__WHAT YOU NEED TO DO__
Sort through the data and copy the lines holding the word "Output".

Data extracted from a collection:
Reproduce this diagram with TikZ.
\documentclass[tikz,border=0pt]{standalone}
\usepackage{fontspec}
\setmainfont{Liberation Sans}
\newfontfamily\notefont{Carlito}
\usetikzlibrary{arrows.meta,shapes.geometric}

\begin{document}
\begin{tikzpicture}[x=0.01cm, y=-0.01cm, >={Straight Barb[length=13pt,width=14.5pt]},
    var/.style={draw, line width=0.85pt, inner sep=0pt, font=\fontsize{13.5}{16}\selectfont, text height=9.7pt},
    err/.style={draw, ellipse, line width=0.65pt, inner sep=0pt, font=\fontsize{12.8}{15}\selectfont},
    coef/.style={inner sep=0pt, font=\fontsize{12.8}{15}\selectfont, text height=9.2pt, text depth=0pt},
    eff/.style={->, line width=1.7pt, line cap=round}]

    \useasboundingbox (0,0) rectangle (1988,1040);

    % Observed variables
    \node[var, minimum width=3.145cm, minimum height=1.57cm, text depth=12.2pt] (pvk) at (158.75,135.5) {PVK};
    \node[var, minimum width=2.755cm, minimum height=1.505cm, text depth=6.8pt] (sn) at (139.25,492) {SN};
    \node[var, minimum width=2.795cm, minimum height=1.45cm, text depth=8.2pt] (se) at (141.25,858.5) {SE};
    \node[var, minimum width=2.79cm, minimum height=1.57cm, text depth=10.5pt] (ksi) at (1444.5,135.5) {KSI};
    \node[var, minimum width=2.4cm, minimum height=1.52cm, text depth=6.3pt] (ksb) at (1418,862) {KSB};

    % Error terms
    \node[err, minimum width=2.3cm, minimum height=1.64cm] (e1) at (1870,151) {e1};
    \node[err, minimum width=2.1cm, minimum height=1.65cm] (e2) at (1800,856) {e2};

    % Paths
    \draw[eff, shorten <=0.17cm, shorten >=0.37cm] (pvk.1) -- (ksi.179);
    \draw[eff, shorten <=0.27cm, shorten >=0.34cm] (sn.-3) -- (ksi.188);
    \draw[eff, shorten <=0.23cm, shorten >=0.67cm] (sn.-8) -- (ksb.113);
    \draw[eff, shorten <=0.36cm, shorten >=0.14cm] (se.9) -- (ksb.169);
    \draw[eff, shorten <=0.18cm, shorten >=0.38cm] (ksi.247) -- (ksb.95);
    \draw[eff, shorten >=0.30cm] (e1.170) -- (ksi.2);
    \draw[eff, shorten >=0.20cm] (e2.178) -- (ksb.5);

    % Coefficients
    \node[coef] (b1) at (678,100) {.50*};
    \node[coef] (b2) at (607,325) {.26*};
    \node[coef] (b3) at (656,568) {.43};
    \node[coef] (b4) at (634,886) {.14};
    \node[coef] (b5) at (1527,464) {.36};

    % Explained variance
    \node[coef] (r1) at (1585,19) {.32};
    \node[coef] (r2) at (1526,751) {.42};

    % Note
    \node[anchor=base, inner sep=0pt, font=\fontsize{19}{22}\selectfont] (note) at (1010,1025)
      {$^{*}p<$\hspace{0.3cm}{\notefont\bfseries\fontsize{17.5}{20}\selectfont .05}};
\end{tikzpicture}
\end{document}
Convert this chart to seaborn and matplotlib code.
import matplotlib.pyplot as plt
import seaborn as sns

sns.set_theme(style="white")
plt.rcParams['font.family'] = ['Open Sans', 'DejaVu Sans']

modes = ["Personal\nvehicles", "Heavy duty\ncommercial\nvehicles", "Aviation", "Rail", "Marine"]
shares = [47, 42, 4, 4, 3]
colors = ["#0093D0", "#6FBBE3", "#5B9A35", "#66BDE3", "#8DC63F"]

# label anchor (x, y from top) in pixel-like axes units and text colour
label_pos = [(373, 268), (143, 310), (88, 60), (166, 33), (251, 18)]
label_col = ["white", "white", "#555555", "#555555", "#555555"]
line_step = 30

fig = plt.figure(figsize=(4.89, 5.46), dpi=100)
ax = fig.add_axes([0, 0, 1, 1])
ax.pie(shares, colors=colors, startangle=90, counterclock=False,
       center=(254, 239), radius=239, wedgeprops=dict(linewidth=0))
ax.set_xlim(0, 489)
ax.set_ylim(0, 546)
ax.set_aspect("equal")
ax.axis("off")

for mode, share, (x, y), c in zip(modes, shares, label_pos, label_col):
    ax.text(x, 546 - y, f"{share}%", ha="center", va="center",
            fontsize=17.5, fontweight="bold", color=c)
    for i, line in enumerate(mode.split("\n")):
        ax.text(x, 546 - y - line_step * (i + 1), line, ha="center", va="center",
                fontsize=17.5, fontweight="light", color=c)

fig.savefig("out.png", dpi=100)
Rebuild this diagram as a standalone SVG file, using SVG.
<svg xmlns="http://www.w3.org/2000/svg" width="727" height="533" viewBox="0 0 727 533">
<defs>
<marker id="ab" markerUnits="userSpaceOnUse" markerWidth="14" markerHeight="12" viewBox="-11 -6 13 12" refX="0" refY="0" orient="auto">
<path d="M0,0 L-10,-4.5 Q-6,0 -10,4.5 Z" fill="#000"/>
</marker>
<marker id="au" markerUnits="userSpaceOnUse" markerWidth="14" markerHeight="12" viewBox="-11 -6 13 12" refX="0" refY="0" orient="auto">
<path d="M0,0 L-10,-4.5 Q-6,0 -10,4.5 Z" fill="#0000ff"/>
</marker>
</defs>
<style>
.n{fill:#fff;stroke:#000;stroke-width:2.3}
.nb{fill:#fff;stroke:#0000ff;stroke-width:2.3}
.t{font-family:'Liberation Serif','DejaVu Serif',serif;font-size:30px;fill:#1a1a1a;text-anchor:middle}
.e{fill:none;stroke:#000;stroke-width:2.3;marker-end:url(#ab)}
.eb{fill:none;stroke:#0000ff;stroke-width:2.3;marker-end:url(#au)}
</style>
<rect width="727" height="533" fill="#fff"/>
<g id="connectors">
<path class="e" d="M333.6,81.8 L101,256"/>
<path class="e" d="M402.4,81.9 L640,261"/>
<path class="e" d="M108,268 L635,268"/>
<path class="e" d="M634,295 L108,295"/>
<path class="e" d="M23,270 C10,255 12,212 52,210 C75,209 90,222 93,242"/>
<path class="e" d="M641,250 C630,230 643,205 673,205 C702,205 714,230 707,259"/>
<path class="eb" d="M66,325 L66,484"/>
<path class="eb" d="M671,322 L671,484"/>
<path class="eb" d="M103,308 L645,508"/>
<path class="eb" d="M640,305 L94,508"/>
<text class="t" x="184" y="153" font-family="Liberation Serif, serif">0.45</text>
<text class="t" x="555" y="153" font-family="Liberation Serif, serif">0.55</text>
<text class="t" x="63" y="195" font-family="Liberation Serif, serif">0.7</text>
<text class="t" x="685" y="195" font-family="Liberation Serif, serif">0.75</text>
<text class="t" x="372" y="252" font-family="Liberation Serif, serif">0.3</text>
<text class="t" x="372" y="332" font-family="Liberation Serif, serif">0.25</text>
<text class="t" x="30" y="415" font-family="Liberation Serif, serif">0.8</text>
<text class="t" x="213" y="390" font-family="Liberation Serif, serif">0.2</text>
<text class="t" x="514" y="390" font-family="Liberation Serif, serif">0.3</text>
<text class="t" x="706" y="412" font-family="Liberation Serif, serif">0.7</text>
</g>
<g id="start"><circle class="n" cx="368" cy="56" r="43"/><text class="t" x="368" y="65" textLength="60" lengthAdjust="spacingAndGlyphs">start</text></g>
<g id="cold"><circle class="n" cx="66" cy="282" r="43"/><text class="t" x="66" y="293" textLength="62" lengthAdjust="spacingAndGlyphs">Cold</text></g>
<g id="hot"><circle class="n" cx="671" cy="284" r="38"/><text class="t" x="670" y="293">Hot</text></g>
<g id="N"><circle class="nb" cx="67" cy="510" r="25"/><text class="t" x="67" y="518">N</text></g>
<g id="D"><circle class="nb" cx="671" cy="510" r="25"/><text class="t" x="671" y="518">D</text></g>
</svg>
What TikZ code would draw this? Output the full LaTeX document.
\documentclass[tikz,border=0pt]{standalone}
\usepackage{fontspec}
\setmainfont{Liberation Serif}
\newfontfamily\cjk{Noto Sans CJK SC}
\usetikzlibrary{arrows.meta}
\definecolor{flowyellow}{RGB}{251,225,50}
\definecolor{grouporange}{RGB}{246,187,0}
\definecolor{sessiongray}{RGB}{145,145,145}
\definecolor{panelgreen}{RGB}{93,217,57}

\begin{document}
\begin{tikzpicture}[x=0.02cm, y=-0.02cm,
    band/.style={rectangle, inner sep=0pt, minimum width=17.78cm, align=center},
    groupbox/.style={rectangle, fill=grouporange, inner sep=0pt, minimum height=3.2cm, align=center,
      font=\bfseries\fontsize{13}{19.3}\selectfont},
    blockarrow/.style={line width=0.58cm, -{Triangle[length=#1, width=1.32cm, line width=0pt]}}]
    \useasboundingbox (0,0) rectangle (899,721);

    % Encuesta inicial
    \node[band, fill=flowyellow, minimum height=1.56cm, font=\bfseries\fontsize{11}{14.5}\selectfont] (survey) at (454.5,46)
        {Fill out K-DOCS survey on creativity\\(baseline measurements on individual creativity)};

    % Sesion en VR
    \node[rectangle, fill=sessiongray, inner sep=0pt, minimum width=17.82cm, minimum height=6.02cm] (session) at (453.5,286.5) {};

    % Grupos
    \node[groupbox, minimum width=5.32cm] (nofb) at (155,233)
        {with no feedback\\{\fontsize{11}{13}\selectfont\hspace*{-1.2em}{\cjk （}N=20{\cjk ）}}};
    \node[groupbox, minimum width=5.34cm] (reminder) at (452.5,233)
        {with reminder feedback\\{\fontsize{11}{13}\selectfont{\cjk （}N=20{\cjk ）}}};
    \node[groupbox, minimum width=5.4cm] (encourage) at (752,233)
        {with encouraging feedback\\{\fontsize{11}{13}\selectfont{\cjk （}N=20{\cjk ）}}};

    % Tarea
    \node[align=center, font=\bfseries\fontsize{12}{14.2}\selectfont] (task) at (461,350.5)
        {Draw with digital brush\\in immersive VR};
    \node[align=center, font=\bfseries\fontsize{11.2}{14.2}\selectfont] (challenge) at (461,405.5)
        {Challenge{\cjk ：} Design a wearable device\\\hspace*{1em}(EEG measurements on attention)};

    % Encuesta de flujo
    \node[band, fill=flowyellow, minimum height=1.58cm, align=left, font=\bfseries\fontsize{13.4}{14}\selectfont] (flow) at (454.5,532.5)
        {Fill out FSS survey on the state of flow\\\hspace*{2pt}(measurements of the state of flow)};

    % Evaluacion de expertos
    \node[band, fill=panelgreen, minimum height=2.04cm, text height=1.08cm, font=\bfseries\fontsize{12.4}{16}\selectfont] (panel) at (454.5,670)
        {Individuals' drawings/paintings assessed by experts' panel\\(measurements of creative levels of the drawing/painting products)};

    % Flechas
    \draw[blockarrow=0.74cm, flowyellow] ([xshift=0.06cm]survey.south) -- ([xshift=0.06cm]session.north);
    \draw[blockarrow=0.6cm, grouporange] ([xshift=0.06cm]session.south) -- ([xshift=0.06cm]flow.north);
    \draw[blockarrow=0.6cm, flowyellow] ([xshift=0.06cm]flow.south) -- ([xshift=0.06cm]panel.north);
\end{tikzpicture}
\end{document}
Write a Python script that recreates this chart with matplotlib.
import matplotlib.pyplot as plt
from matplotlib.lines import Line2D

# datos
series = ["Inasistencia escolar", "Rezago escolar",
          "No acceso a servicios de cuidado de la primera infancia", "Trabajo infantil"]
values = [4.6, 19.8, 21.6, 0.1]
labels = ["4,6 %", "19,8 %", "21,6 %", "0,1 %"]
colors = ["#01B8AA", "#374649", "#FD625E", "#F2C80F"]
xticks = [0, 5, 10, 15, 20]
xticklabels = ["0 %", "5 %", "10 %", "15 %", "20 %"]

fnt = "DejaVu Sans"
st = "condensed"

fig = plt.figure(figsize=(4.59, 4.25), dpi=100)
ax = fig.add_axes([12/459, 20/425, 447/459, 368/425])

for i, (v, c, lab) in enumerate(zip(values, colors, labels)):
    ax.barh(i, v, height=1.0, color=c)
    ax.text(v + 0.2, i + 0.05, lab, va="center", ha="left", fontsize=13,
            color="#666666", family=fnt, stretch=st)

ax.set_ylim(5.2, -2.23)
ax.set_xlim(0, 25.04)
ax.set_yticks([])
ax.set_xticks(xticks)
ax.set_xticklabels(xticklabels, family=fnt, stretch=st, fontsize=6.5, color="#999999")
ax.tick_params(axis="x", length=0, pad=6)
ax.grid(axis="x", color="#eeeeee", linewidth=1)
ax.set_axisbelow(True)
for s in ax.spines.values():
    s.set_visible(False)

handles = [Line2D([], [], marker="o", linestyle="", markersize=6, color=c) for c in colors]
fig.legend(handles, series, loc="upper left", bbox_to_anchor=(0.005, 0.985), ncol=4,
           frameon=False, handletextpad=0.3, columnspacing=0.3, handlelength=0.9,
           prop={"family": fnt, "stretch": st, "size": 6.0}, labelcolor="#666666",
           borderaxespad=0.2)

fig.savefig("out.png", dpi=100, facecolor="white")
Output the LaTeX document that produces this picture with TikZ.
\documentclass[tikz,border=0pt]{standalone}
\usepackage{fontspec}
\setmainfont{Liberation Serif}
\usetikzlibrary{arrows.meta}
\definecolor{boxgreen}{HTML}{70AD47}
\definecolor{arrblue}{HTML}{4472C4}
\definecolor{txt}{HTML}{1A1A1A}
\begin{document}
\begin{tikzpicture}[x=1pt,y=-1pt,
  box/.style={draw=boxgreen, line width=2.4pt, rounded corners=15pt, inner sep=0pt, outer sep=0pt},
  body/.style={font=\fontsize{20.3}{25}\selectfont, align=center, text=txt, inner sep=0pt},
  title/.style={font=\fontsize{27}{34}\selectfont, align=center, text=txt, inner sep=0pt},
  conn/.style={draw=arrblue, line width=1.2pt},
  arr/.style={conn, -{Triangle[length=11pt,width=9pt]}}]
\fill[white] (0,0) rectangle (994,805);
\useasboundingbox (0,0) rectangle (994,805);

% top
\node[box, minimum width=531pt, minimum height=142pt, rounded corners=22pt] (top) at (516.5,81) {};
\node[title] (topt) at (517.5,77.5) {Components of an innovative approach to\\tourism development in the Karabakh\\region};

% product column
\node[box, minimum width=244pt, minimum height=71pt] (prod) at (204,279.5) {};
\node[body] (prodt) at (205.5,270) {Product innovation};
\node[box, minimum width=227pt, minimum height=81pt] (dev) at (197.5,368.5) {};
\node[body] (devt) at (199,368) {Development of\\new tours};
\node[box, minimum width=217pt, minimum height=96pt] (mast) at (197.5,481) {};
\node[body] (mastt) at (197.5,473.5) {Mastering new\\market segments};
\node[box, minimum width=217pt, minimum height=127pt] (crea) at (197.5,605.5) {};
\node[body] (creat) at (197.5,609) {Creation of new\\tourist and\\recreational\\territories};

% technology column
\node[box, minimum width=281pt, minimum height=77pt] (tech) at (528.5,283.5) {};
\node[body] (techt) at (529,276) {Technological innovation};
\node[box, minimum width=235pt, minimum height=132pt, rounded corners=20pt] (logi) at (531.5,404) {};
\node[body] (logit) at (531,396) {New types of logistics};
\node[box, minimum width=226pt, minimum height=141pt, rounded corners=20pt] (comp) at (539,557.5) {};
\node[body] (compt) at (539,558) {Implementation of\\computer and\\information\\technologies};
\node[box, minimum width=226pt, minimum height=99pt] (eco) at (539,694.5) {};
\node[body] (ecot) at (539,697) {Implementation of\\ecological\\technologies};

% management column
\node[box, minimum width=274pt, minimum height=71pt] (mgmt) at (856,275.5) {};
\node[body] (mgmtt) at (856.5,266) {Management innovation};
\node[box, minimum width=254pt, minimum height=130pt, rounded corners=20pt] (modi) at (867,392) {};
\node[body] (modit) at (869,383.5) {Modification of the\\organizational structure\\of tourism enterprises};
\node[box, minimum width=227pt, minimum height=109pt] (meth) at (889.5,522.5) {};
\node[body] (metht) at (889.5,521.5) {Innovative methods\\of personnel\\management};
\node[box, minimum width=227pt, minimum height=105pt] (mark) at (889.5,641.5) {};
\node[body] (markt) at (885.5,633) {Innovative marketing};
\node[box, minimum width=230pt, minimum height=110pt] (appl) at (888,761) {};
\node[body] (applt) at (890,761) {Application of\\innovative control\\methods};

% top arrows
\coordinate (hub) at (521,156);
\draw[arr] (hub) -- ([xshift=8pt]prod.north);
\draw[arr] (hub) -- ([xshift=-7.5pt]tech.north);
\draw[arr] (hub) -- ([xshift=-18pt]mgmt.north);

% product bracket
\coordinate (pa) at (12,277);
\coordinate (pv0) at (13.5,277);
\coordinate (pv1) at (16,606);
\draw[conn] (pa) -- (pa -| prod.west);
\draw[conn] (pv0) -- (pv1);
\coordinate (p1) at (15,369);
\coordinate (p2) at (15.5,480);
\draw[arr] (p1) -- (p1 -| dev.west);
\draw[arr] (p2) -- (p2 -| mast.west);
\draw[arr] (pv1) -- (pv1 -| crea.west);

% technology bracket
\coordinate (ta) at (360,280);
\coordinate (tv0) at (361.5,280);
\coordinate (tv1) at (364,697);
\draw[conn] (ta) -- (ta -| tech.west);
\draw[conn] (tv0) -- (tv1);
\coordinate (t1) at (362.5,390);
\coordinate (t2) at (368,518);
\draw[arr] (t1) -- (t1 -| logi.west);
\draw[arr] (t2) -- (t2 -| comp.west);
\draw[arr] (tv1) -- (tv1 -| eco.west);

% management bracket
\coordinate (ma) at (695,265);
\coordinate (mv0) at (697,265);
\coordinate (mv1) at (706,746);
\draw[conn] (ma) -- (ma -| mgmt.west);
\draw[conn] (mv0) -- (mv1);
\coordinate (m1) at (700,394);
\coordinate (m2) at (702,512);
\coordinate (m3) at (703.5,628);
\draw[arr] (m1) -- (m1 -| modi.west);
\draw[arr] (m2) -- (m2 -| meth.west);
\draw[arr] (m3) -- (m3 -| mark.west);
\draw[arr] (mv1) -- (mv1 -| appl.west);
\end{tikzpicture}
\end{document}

__EXERCISE RESULT__
What TikZ code would draw this? Output the full LaTeX document.
Output the LaTeX document that produces this picture with TikZ.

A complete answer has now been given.